When all else failed, Coutrakon or his assistants went on raids themselves. For example, Coutrakon, Howarth and two city detectives broke down the door of a gaming room in the basement of the Funkhouser Tavern, 413 E. Washington St., in a Dec. 3, 1949 sweep.
Three people were arrested, including one of the operators, who Coutrakon said was stuffing cash and cards into his pockets as the door crashed open. The raiders seized 323 unused punchboards, $490 in cash, 269 betting slips, 11 racing forms, advertising circulars for a Decatur punchboard company, “dope sheets” on basketball and football games, cards, poker chips “and other articles handing in running gambling houses,” the Illinois State Journal reported the next day.
A 1950 raid conducted by another Coutrakon assistant, Robert Oxtoby, led to the arrest of the owner of the Windsor Tavern, 432 E. Monroe St., subpoenas for 20 patrons, and the seizure of “pull tips,” sports pool cards and other gambling and bookmaking equipment.

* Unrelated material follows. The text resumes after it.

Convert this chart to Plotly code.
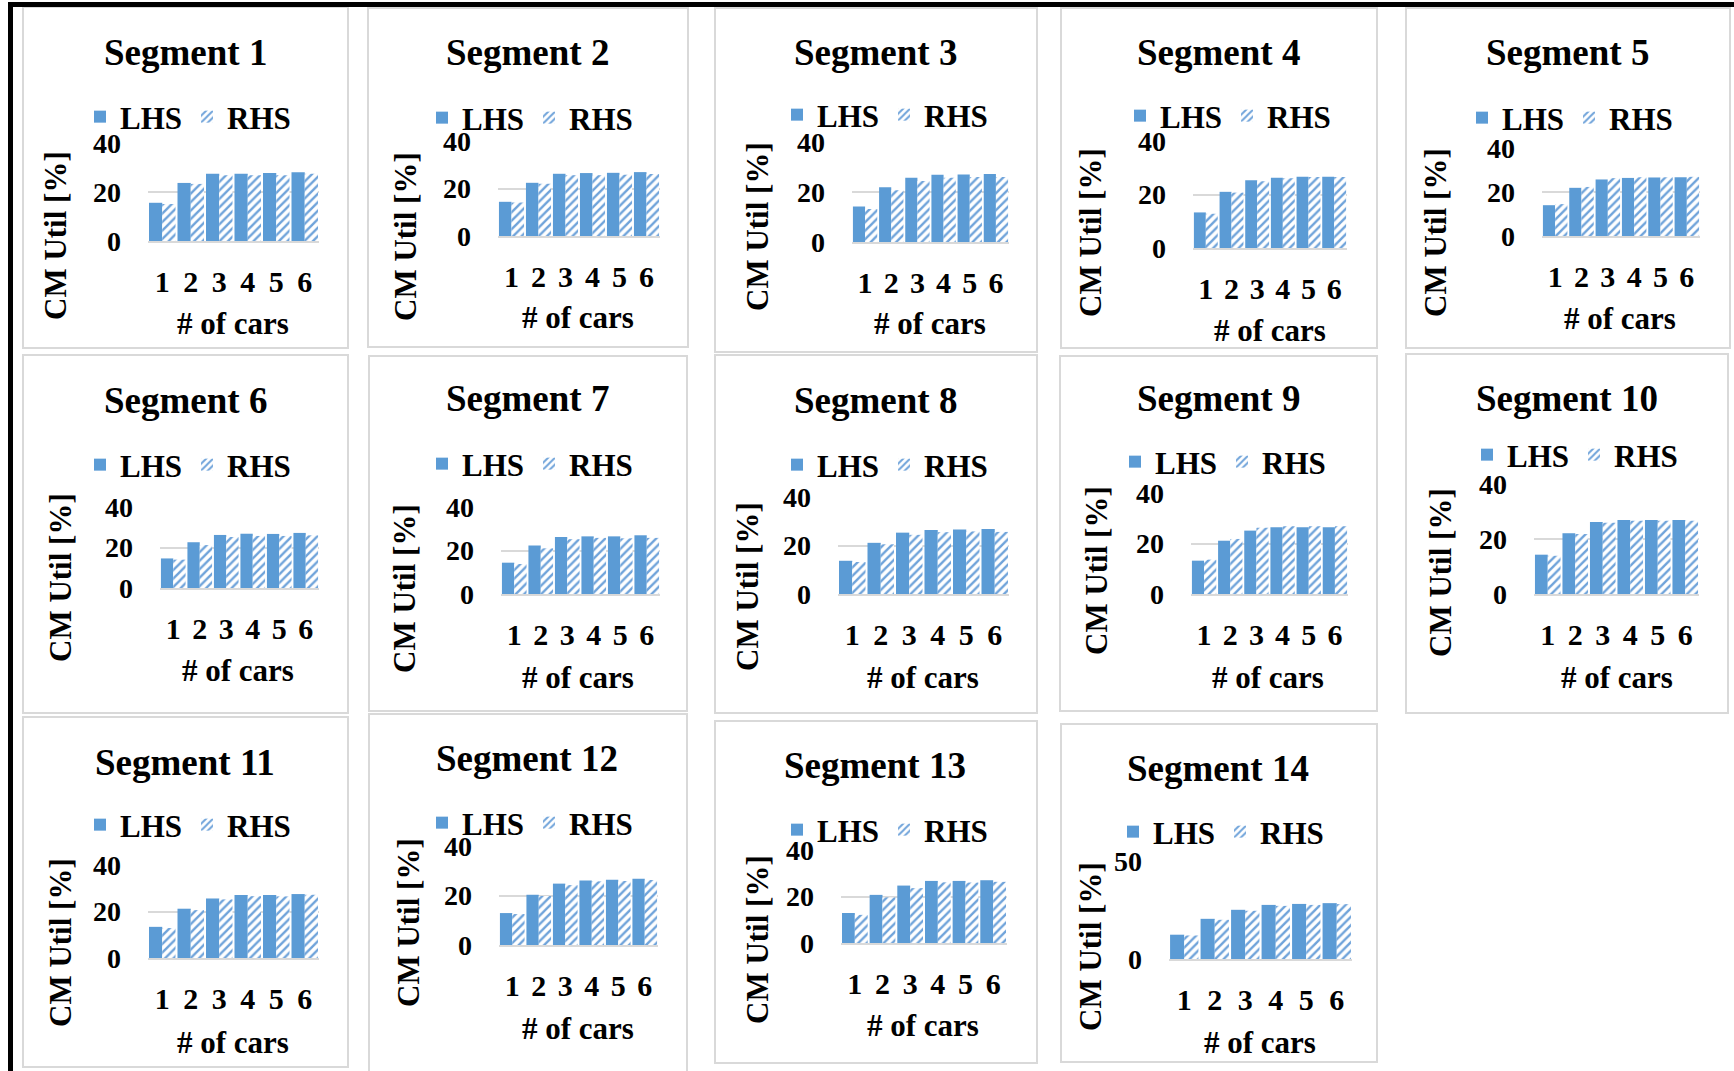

Although numbers are difficult to compile from newspaper records, it’s clear that Coutrakon targeted dozens of taverns, nightclubs, hotels, smoke shops, pool halls and anonymous gambling rooms during the eight years he served as prosecutor.
Raids were conducted on at least another half-dozen houses of prostitution, some of which were raided more than once. Those charged in the cases included many well-known police characters (among them Merle Hornstein, who was murdered and dismembered along with Basil “Big Bill” Worthington in 1967).
Frank Zito, however, was not among them. He appeared before the county grand jury after the Post-Dispatch stories, but that was prior to Coutrakon taking office. Zito next underwent public scrutiny when he was arrested at a Mafia convocation in New York in 1957, the year after Coutrakon was elected a state representative.
Coutrakon also is credited with overseeing the embezzlement conviction of state Auditor Orville Hodge in 1956. In fairness, however, that investigation was initiated by the reporting of the Chicago Daily News’ George Thieme, and assistant state’s attorney J. Waldo Ackerman was the point man in the probe for Coutrakon’s office.
Coutrakon always conceded that he hadn’t completely wiped out gambling in Sangamon County. At the same time, when he ran for re-election in 1952, Coutrakon asked voters to judge him on his results, not his campaign promises. “If you don’t like Sangamon County the way it is now, if you liked it better four years ago, then vote to put George Coutrakon out,” he said.
Voters never voted out George Coutrakon. He was re-elected with 56 percent of the vote in 1952, went on to win the first of four terms as state representative in 1956, then was elected circuit judge in 1964.
Coutrakon retired from the bench in 1977 and died in Redlands, Calif., in 1999. He is buried in Oak Ridge Cemetery.
Part of George Coutrakon’s law enforcement success no doubt was due to the quality of his staff. Among his assistant state’s attorneys over the years were:
*Nelson Howarth (1911-91), later three-term mayor of Springfield:
*Robert Oxtoby (1921-97), who became a prominent lawyer, businessman, school board member and philanthropist;
*J. Waldo Ackerman (1926-84), who succeeded Coutrakon as state’s attorney, went on to become a circuit judge and then a federal judge. In addition to the Hodge prosecution, he served from 1968 to 1971 as head of the investigation into the late Secretary of State Paul Powell’s cash hoard.
*Raymond Terrell (1925-99) later was elected state’s attorney himself and then a circuit judge.